A marvel of cinematic execution, the film's quality is revealed to be high above all current cinema when one considers what it is about
. This film owes so much of a debt to one of Nolan's favorites, Koyaanisqatsi.
Nolan on Koyaanisqatsi:
An incredible document of how man’s greatest endeavors have unsettling consequences. Art, not propaganda, emotional, not didactic; it doesn’t tell you what to think—it tells you what to think about.
John Lithgow's character comments that "it's about the Why... don't trust the right thing done for the wrong reason." Nolan invites us to ponder the film's reality -- of science awry, of our culture's preoccupation with apps and gadgetry over what really needs to be done. When we look at this reality, of dust and corn, we have to ask, "why?" How did we get here? What is this reality telling us about our own?
An implicit answer is the divorce between science and the supernatural. Not supernatural in terms of bogeymen and vengeful gods, but super
-natural, a word literally meaning that which is above nature. As a race, we proceed underneath the myth that we can master nature, that we can take it apart like a watch, learn its true names, and build something better in its stead. We use this myth to justify the harm we've done to the world, much of which comes from the wasteful production of those gadgets.
Is science to blame?
No, says Nolan. It is us, "what we bring into it." We as a society have divorced science from its super-natural origins, and because of that science is unable to answer the "why." This dark vision of modern day humanity is present in every single villain's viewpoint in the Dark Knight movies, and is far from optimistic.
But it's not enough to bring up old ideas for Nolan. He has to make it extraordinary. So rather than do what he has done before, he tells us that this is just one half of the equation, literally.
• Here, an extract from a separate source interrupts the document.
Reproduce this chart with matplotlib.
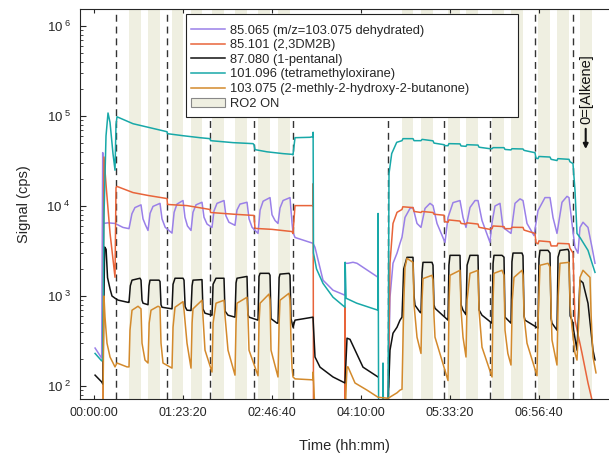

One half IS the investigation of the material world. But the other half is that mysterious force that binds us together, which originates from a source we cannot glimpse. Again, we return to the word supernatural
, which is used at choice moments during the film. This is not mindless superstition, but a movement towards the Platonic notion of philosophy, in which before we act we must consider the 'why' of a thing. For Plato, there was a Prime Mover and First Cause that existed outside of the sensory realm, and this is by definition supernatural.
So Nolan shows us a world ravaged by ourselves. He gives us an Interstellar journey across time and space. We literally transcend time and space with Cooper. And in the end, it's the simplest form of the idea. What can seize hands of a watch? What can rage, rage against the vicious onslaught of time? What can reverse the dying of the light?
Love. A promise. A father. A daughter.
Best of all is that Nolan uses the story, the formal elements of the film, and our own place and time to cause us to reflect. In this he has achieved a film of pure and utter excellence. As I lay awake in bed last night, the film's meanings slid into firm place, where after the first viewing my brain was an amorphous pile of emotionally charged white matter. Each successive contemplation unsheathed another layer of the film. I was unable to sleep. Like the characters, I was unable to go gently into that good night.